Tricks and loopholes
How will these all work in practice? Full transparency is still more like a distant dream than reality, a private banker told the Budapest Business Journal. Even without trying to dig too deep, the BBJ could easily identify a number of tricks and loopholes to find a way around regulations against tax evasion.
One way a taxpayer may be excluded from the Savings Directive is holding an account that is not impacted by the rules. By opening a bank account that bears no interest, no information will be provided on the savings. Banks have been quite innovative in creating savings instruments that are very similar to deposits in their nature, but the return they provide does not qualify as interest income as defined by the directive.
Another option is to open an account in Austria, the last country to hold out against automatic information exchange. The Luxembourg government has already announced that it will end the transitional period and introduce the automatic exchange of information under the Savings Directive as of January 2015. Austria is expected to be able to resist political pressure to follow suit for at least a couple more years.
What about double tax treaties? Hungary is expected to conclude such treaties with several more countries including well-known tax havens. Thus, there are no 100% secure offshore refuges that shelter tax dodging and money laundering any more, says Jalsovszky. A “glimmer of hope” for tax evaders is that information exchange based on these treaties does not work efficiently in practice due to a lack of capacity on the part of the tax authorities. In addition, many countries do not take this seriously enough or obstruct the whole procedure outright by providing too general or simply useless information, such as, for instance, Cyprus. Finally, initiatives to fight tax evasion are hampered by conflict of interest, and there will always be one way or another to hide the assets of the wealthiest elite.
Where do tax dodgers try to hide their money in the current regulatory environment? While there are no safe bets, Jalsovszky observed three main tendencies. Some still have faith in the distant exotic tax paradises. They believe that no matter how many treaties they sign, these countries will always do their best to sabotage information exchange. Another direction is Singapore and Hong Kong. Both countries are strong and well able to protect their own interests. In addition, they are far away from both the EU and the United States. The third tendency is moving assets to the aforementioned Austria.

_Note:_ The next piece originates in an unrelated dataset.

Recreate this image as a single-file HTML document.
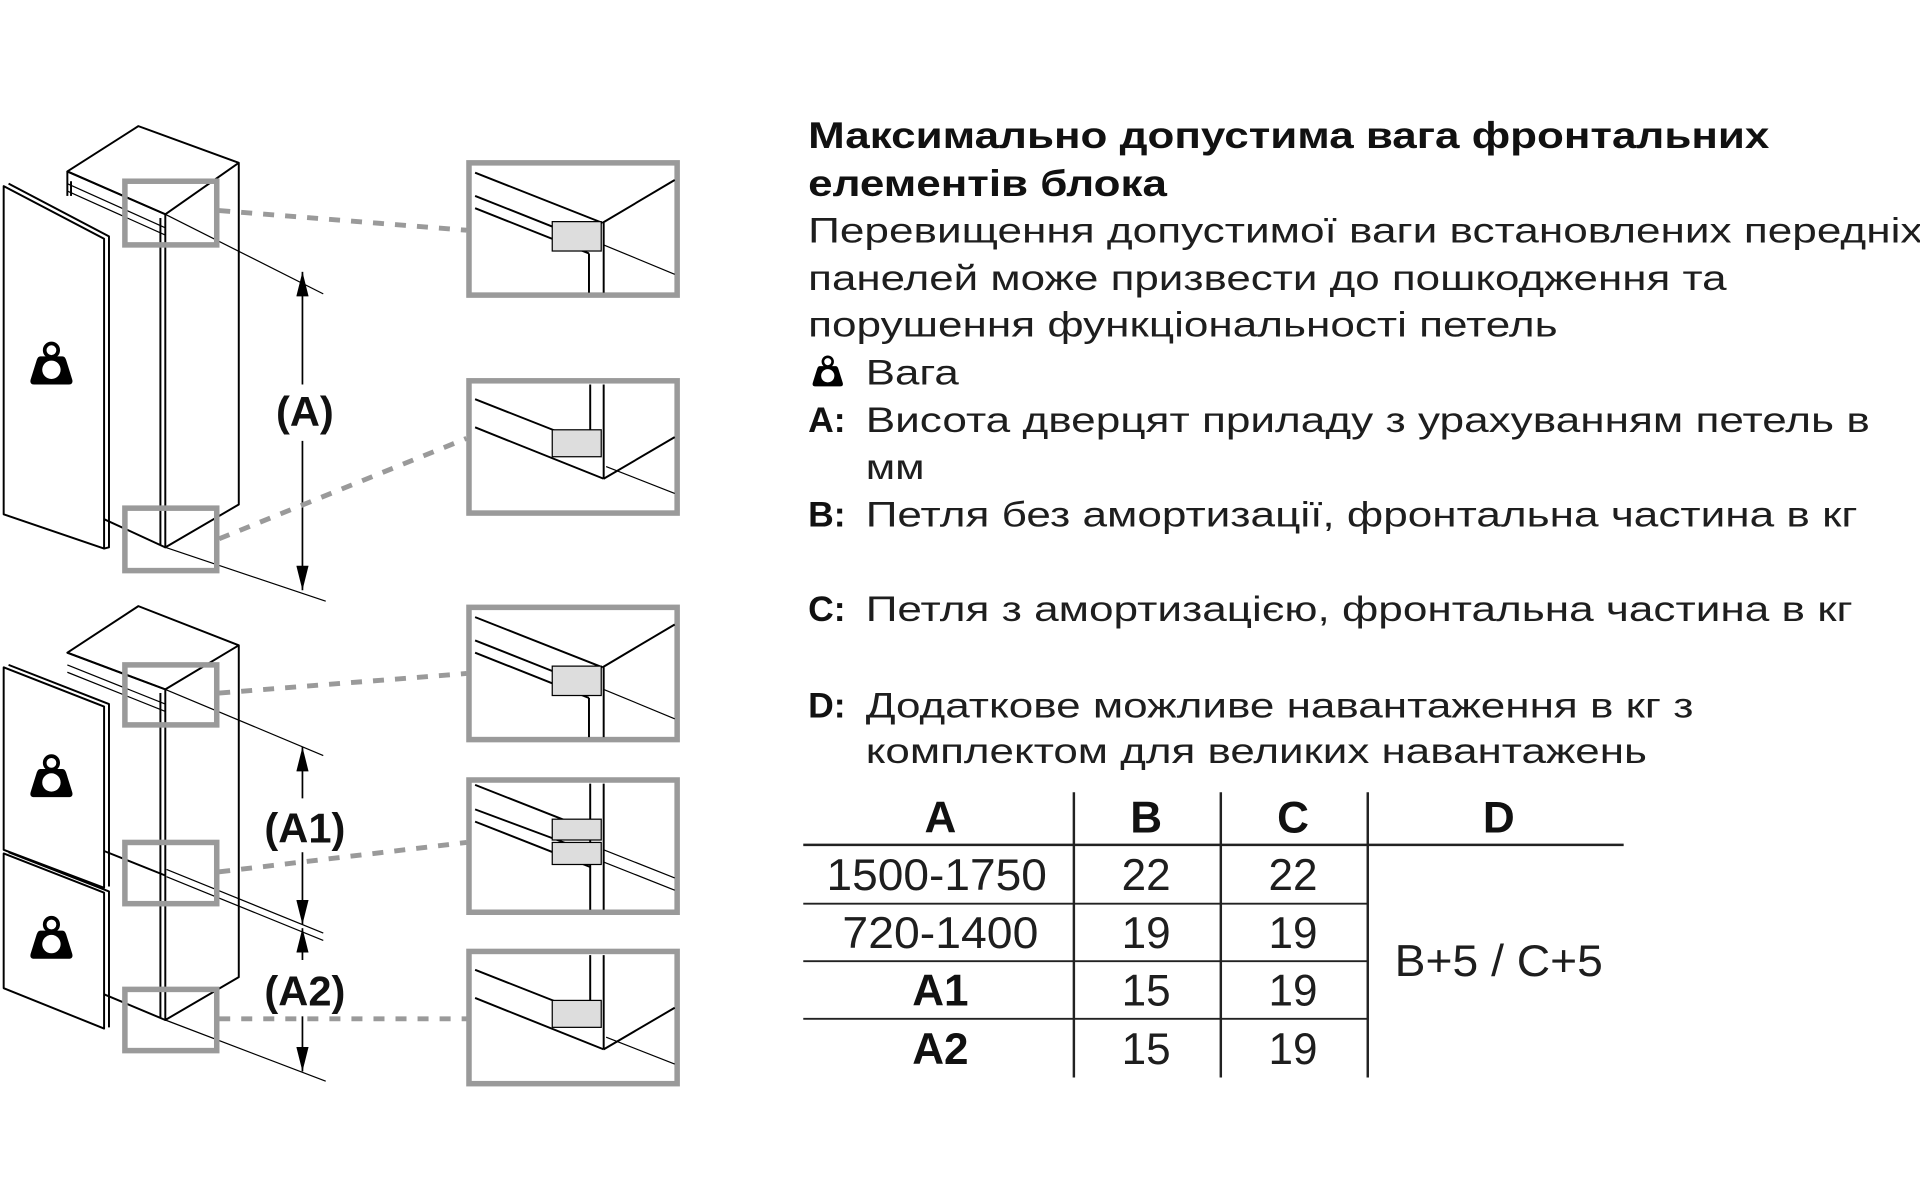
<!DOCTYPE html>
<html><head><meta charset="utf-8"><style>
html,body{margin:0;padding:0;background:#fff;width:1920px;height:1200px;overflow:hidden}
svg{display:block}
text{font-family:"Liberation Sans",Arial,sans-serif;fill:#1e1e1e}
.b{font-weight:bold;fill:#111}
</style></head><body>
<svg width="1920" height="1200" viewBox="0 0 1568 980" xmlns="http://www.w3.org/2000/svg">
<defs>
<g id="wt">
<circle cx="0" cy="-12" r="5.5" fill="none" stroke="#000" stroke-width="3"/>
<path d="M-9,-7 L9,-7 Q11,-7 12,-4 L17,12 Q18,16 14,16 L-14,16 Q-18,16 -17,12 L-12,-4 Q-11,-7 -9,-7 Z" fill="#000"/>
<circle cx="0" cy="4" r="7.5" fill="#fff"/>
</g>
<g id="bx" fill="none">
<rect x="0" y="0" width="170" height="108" stroke="#9a9a9a" stroke-width="4.5" fill="#fff"/>
</g>
<marker id="ah" viewBox="0 0 10 10" refX="10" refY="5" markerWidth="20" markerHeight="10" preserveAspectRatio="none" orient="auto-start-reverse" markerUnits="userSpaceOnUse"><path d="M0,0 L10,5 L0,10 Z" fill="#000"/></marker>
</defs>

<g stroke="#000" stroke-width="1.6" fill="#fff" stroke-linejoin="round">
<polygon points="55,140 113,103 195,133 195,412 135,447 135,175"/>
<polyline points="55,140 135,175 195,133" fill="none"/>
<line x1="55" y1="140" x2="55" y2="160"/>
<line x1="58" y1="148" x2="58" y2="160"/>
<line x1="131" y1="178" x2="131" y2="445"/>
<line x1="55" y1="150" x2="135" y2="186" stroke-width="1"/>
<line x1="55" y1="156" x2="135" y2="192" stroke-width="1"/>
<line x1="85" y1="424" x2="135" y2="447"/>
<polygon points="3,152 85,195 85,448 3,420"/>
<polyline points="7,150 89,193 89,447 85,448" fill="none"/>

<polygon points="55,533 113,495 195,527 195,798 135,833 135,563"/>
<polyline points="55,533 135,563 195,527" fill="none"/>
<line x1="131" y1="566" x2="131" y2="831"/>
<line x1="55" y1="543" x2="135" y2="575" stroke-width="1"/>
<line x1="55" y1="549" x2="135" y2="581" stroke-width="1"/>
<line x1="85" y1="812" x2="135" y2="833"/>
<line x1="85" y1="695" x2="135" y2="715"/>
<polygon points="3,545 85,577 85,725 3,694"/>
<polyline points="7,543 89,575 89,724" fill="none"/>
<polygon points="3,697 85,729 85,840 3,807"/>
<polyline points="7,696 89,728 89,839" fill="none"/>
</g>
<use href="#wt" x="42" y="298"/>
<use href="#wt" x="42" y="635"/>
<use href="#wt" x="42" y="767"/>

<g stroke="#000" stroke-width="1" fill="none">
<line x1="135" y1="175" x2="264" y2="240"/>
<line x1="135" y1="447" x2="266" y2="491"/>
<line x1="135" y1="563" x2="264" y2="617"/>
<line x1="136" y1="710" x2="264" y2="762"/>
<line x1="136" y1="716" x2="264" y2="768"/>
<line x1="135" y1="833" x2="266" y2="883"/>
</g>
<g stroke="#000" stroke-width="1.4">
<line x1="247" y1="222" x2="247" y2="314" marker-start="url(#ah)"/>
<line x1="247" y1="360" x2="247" y2="482" marker-end="url(#ah)"/>
<line x1="247" y1="610" x2="247" y2="652" marker-start="url(#ah)"/>
<line x1="247" y1="696" x2="247" y2="755" marker-end="url(#ah)"/>
<line x1="247" y1="758" x2="247" y2="784" marker-start="url(#ah)"/>
<line x1="247" y1="830" x2="247" y2="875" marker-end="url(#ah)"/>
</g>
<text x="249" y="348" class="b" font-size="34" text-anchor="middle">(A)</text>
<text x="249" y="688" class="b" font-size="34" text-anchor="middle">(A1)</text>
<text x="249" y="821" class="b" font-size="34" text-anchor="middle">(A2)</text>

<g stroke="#9a9a9a" stroke-width="4.5" fill="none">
<rect x="102" y="148" width="75" height="52"/>
<rect x="102" y="415" width="75" height="51"/>
<rect x="102" y="543" width="75" height="49"/>
<rect x="102" y="688" width="75" height="50"/>
<rect x="102" y="808" width="75" height="50"/>
</g>
<g stroke="#9a9a9a" stroke-width="4" stroke-dasharray="9,9" fill="none">
<line x1="179" y1="172" x2="381" y2="188"/>
<line x1="179" y1="440" x2="381" y2="358"/>
<line x1="179" y1="566" x2="381" y2="550"/>
<line x1="179" y1="712" x2="381" y2="688"/>
<line x1="179" y1="832" x2="381" y2="832"/>
</g>

<g id="th" transform="translate(383,133)">
<use href="#bx"/>
<g stroke="#000" stroke-width="1.6" fill="none">
<line x1="5" y1="8" x2="109" y2="49"/>
<line x1="109" y1="49" x2="168" y2="14"/>
<line x1="5" y1="27" x2="68" y2="52"/>
<line x1="5" y1="37" x2="98" y2="74"/>
<rect x="68" y="48" width="40" height="24" fill="#ddd" stroke-width="1"/>
<line x1="98" y1="74" x2="98" y2="106"/>
<line x1="110" y1="49" x2="110" y2="106"/>
<line x1="110" y1="67" x2="168" y2="91" stroke-width="1"/>
</g>
</g>
<use href="#th" transform="translate(0,363)"/>
<g id="bh" transform="translate(383,311)">
<use href="#bx"/>
<g stroke="#000" stroke-width="1.6" fill="none">
<line x1="99" y1="3" x2="99" y2="52"/>
<line x1="110" y1="3" x2="110" y2="80"/>
<line x1="5" y1="15" x2="99" y2="52"/>
<line x1="5" y1="38" x2="110" y2="80"/>
<line x1="110" y1="80" x2="168" y2="46"/>
<rect x="68" y="40" width="40" height="22" fill="#ddd" stroke-width="1"/>
<line x1="112" y1="70" x2="168" y2="92" stroke-width="1"/>
</g>
</g>
<use href="#bh" transform="translate(0,466)"/>
<g transform="translate(383,637)">
<use href="#bx"/>
<g stroke="#000" stroke-width="1.6" fill="none">
<line x1="99" y1="3" x2="99" y2="106"/>
<line x1="110" y1="3" x2="110" y2="106"/>
<line x1="5" y1="4" x2="99" y2="41"/>
<line x1="5" y1="24" x2="99" y2="59"/>
<line x1="5" y1="34" x2="99" y2="71"/>
<rect x="68" y="32" width="40" height="17" fill="#ddd" stroke-width="1"/>
<rect x="68" y="51" width="40" height="18" fill="#ddd" stroke-width="1"/>
<line x1="110" y1="57" x2="168" y2="80" stroke-width="1"/>
<line x1="110" y1="67" x2="168" y2="90" stroke-width="1"/>
</g>
</g>

<text x="660" y="121" class="b" font-size="30" textLength="785" lengthAdjust="spacingAndGlyphs">Максимально допустима вага фронтальних</text>
<text x="660" y="160" class="b" font-size="30" textLength="293" lengthAdjust="spacingAndGlyphs">елементів блока</text>
<g font-size="29">
<text x="660" y="198" textLength="910" lengthAdjust="spacingAndGlyphs">Перевищення допустимої ваги встановлених передніх</text>
<text x="660" y="237" textLength="750" lengthAdjust="spacingAndGlyphs">панелей може призвести до пошкодження та</text>
<text x="660" y="275" textLength="612" lengthAdjust="spacingAndGlyphs">порушення функціональності петель</text>
<text x="707" y="314" textLength="76" lengthAdjust="spacingAndGlyphs">Вага</text>
<text x="660" y="353" class="b">A:</text>
<text x="707" y="353" textLength="820" lengthAdjust="spacingAndGlyphs">Висота дверцят приладу з урахуванням петель в</text>
<text x="707" y="391" textLength="48" lengthAdjust="spacingAndGlyphs">мм</text>
<text x="660" y="430" class="b">B:</text>
<text x="707" y="430" textLength="810" lengthAdjust="spacingAndGlyphs">Петля без амортизації, фронтальна частина в кг</text>
<text x="660" y="507" class="b">C:</text>
<text x="707" y="507" textLength="806" lengthAdjust="spacingAndGlyphs">Петля з амортизацією, фронтальна частина в кг</text>
<text x="660" y="586" class="b">D:</text>
<text x="707" y="586" textLength="676" lengthAdjust="spacingAndGlyphs">Додаткове можливе навантаження в кг з</text>
<text x="707" y="623" textLength="638" lengthAdjust="spacingAndGlyphs">комплектом для великих навантажень</text>
</g>
<use href="#wt" transform="translate(676,304) scale(0.72)"/>

<g stroke="#222" stroke-width="2" fill="none">
<line x1="877" y1="647" x2="877" y2="880"/>
<line x1="997" y1="647" x2="997" y2="880"/>
<line x1="1117" y1="647" x2="1117" y2="880"/>
<line x1="656" y1="690" x2="1326" y2="690"/>
<line x1="656" y1="738" x2="1117" y2="738" stroke-width="1.5"/>
<line x1="656" y1="785" x2="1117" y2="785" stroke-width="1.5"/>
<line x1="656" y1="832" x2="1117" y2="832" stroke-width="1.5"/>
</g>
<g font-size="36" text-anchor="middle">
<text x="768" y="680" class="b">A</text>
<text x="936" y="680" class="b">B</text>
<text x="1056" y="680" class="b">C</text>
<text x="1224" y="680" class="b">D</text>
<text x="765" y="727" textLength="180" lengthAdjust="spacingAndGlyphs">1500-1750</text>
<text x="936" y="727">22</text>
<text x="1056" y="727">22</text>
<text x="768" y="774" textLength="160" lengthAdjust="spacingAndGlyphs">720-1400</text>
<text x="936" y="774">19</text>
<text x="1056" y="774">19</text>
<text x="768" y="821" class="b">A1</text>
<text x="936" y="821">15</text>
<text x="1056" y="821">19</text>
<text x="768" y="869" class="b">A2</text>
<text x="936" y="869">15</text>
<text x="1056" y="869">19</text>
<text x="1224" y="797" textLength="170" lengthAdjust="spacingAndGlyphs">B+5 / C+5</text>
</g>
</svg>
</body></html>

The other main issue ‘tax planners’ face is how to bring the money back home. In the past few years, there has always been some kind of amnesty available. The latest option, the Stability Savings Account (SSA), is an amnesty that offends several legal principles, pointed out Jalsovszky. He believes that this amnesty is not sustainable in the long run as it represents a gaping loophole. SSA holders may benefit from tax exemptions, while they do not have to justify the origin of these assets. At least HUF 5 million has to be deposited and the same individual can open an unlimited number of accounts. Tax liability arises only when a part or the total sum is withdrawn from the account, however, if this happens after more than five years, the income is fully tax exempt.
Other popular solutions include taking director’s fees from companies outside the EU or changing tax residency by moving to Malta for a year or two.